32 847 Integrale visie op de woningmarkt

Nr. 226 BRIEF VAN DE MINISTER VOOR WONEN EN RIJKSDIENST

Aan de Voorzitter van de Tweede Kamer der Staten-Generaal

Den Haag, 11 mei 2016

Naar aanleiding van het verzoek van het lid Bashir zoals dat is gedaan in het ordedebat van 14 april 2016 (Handelingen II 2015/16, nr. 77, Regeling van werkzaamheden) wordt onderstaand ingegaan op het bericht van het Planbureau voor de Leefomgeving (PBL) over de ontwikkeling van betaalrisico’s in de huur- en koopsector in de periode 2002–2015. Het PBL concludeert in deze analyse dat 18 procent van de huurders in 2015 een betaalrisico had, waarbij dit aandeel in 2012 nog 13 procent was. Een betaalrisico ontstaat als het inkomen niet toereikend is voor de netto woonlasten en andere noodzakelijke uitgaven voor levensonderhoud. Het PBL geeft daarbij aan dat betaalrisico’s bovenal samenhangen met problemen in de inkomenssfeer.

Het concept betaalrisico, zoals door het PBL wordt gehanteerd, is een theoretische benadering waarbij aannames worden gedaan over de uitgaven aan levensonderhoud van huishoudens op basis van kengetallen van het NIBUD. Het NIBUD hanteert daarbij voorbeeldbegrotingen van verschillende typen huishoudens. In deze systematiek wordt geen rekening gehouden met de dynamiek waarmee mensen te maken kunnen krijgen tijdens hun leven. Een huishouden kan bijvoorbeeld tijdelijk in een financieel moeilijke situatie terecht komen door scheiding, werkloosheid of een slecht jaar als ondernemer. Dit kan ertoe leiden dat mensen tijdelijk genoegen (moeten) nemen met relatief hoge woonlasten. Ook kan een huishouden ervoor kiezen meer geld uit te geven aan wonen en minder aan andere consumptie, en vice versa. Daarnaast kan een huishouden met perspectief op een hoger inkomen bewust kiezen voor tijdelijk hogere woonlasten. Recent onderzoek van Aedes lijken ook de uitkomsten van de PBL-analyse tegen te spreken: het aantal huisuitzettingen als gevolg van betaalachterstanden is de laatste twee jaren juist afgenomen.

Het bericht van het PBL impliceert bovendien dat het over dezelfde huurders gaat in 2012 en 2015. Dat is niet het geval. Door samenstellingseffecten van de huursector is het inkomen van huurders in 2015 lager dan in 2012. Dat komt doordat in de huursector nu meer alleenstaanden wonen.

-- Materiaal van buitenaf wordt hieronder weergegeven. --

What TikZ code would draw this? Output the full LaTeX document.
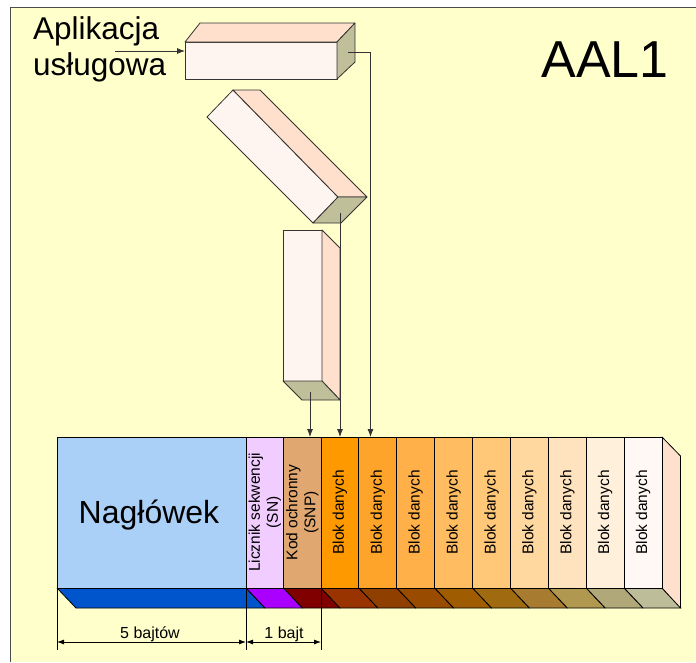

Tot slot, het PBL neemt in haar berekeningen alle huishoudens mee met een inkomen onder het sociaal minimum (met uitzondering van negatieve inkomens). Het onderzoek toont zo vooral inkomensproblematiek aan en niet zozeer problemen ten aanzien van de betaalbaarheid van het wonen. Deze vertekening is dan ook de reden dat ik in rapportages aan de Tweede Kamer over de woonlasten in relatie tot het inkomen, de huishoudens meeneem met een inkomen vanaf 90 procent van het sociaal minimum. De groep waarover het PBL uitspraken doet bestaat immers voor een belangrijk deel uit huishoudens die te weinig inkomen hebben voor het basale levensonderhoud, dus zelfs nog los van de woonlasten. De resultaten worden zodoende ten onrechte in het perspectief van wonen geplaatst.